Loi Création et Internet : le gouvernement entend passer en force

Le texte sera discuté au Sénat le 23 octobre, sans attendre la décision de la Commission européenne. L’UFC s’indigne

La riposte graduée et la lutte contre le piratage semblent être une priorité pour le gouvernement. Alors que le texte risque de ne pas passer le filtre européen, il sera bel et bien discuté au Sénat le 29 octobre prochain, avant d’être débattu à l’Assemblée nationale.

Le gouvernement entend faire vite et passer en force. Car en l’état, la loi est incompatible avec la réglementation européenne. En effet, à la première lecture du Paquet Telecom, le Parlement européen a voté l’amendement Bono-Cohn Bendit. Une motion visant à supprimer purement et simplement la méthode du texte de loi. L’amendement 138 énonce en effet qu’aucune restriction à la liberté d’expression et d’information d’un citoyen ne doit être prise sans décision préalable de l’autorité judiciaire. Ce que ne prévoit pas la loi française qui a opté pour une autorité administrative, seule capable de décider la coupure de l’accès Net aux pirates récidivistes…

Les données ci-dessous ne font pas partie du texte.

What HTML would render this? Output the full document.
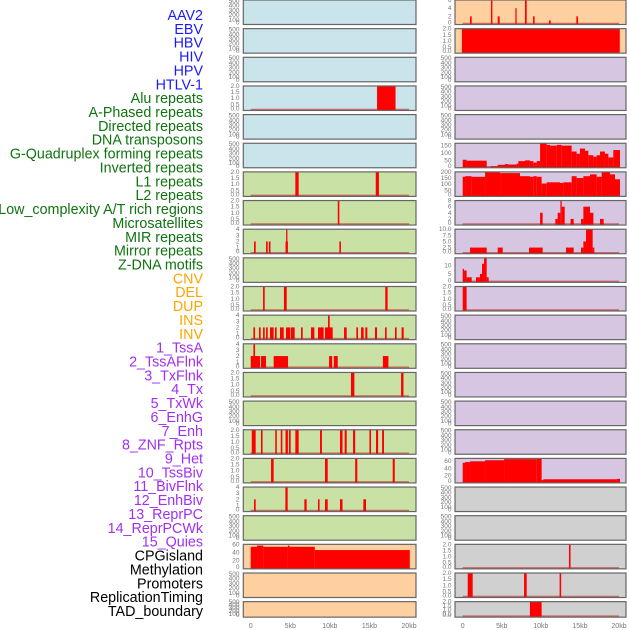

En programmant le vote le 29 octobre, le gouvernement entre en conflit ouvert avec l’Europe. En effet, la Commission européenne doit rendre le 23 octobre son avis sur la compatibilité au droit communautaire de la riposte graduée. Que se passera-t-il si l’amendement est maintenu ? La loi française sera tout simplement illégale. Par ailleurs, un Etat membre ne peut légiférer sur un sujet en discussion au niveau européen. Reste que le texte doit être examiné deux fois par les députés et les sénateurs. A moins qu’une procédure d’urgence (une seule lecture par Chambre) ne soit décidée.

Rappelons que Nicolas Sarkozy avait fait pression sur la Commission pour retirer l’amendement du Paquet Telecom. En vain. Martin Selmayr, l’un des porte-parole de la Commission estimait que l' »amendement fixe des principes importants notamment en ce qui concerne les droits fondamentaux des citoyens. Il s’agit de trouver le juste équilibre entre le respect de la vie privée, de l’accès à l’information et les droits des auteurs« .

En tout cas, le passage du texte au Sénat provoque l’ire de l’UFC Que Choisir. Dans un communiqué, l’association de consommateurs s’indigne et a adressé une lettre ouverte au Président de la Commission européenne pour lui demander d’intervenir afin d’empêcher la France de légiférer.

Et d’expliquer : « N’attendant pas l’accord de Bruxelles, le gouvernement a inscrit hier, à la hussarde, le projet de loi Création et Internet à l’ordre jour du Sénat à partir du 29 octobre, alors même que le Parlement européen vient d’adopter dans le cadre du Paquet « Telecom », à une très large majorité, l’amendement n°138 condamnant le principe de la riposte graduée… Comme l’UFC-Que Choisir, les parlementaires européens jugent le dispositif contraire à toutes les garanties procédurales prévues au niveau européen à commencer par le procès équitable et le respect de la présomption d’innocence.

Non seulement liberticide, techniquement irréalisable, économiquement contre-productive, la riposte graduée est donc également contraire au droit communautaire.

Ce très net désaveu parlementaire européen s’oppose expressément à l’adoption du texte français.En effet, un Etat membre ne peut légiférer sur un sujet en discussion au niveau européen. (…) La discussion européenne est donc loin d’être close. Ce n’est pas parce qu’elle préside actuellement l’Union que la France peut imposer ses vues. Au contraire, en tant que telle, elle est tenue à un devoir de réserves. (…)

L’UFC-Que Choisir demande donc à la Commission européenne d’intervenir pour empêcher la France de passer en force et d’inviter la présidence à préférer au tout répressif du projet de loi, le juste équilibre entre rémunération des artistes et intérêt des consommateurs promu par l’Europe ».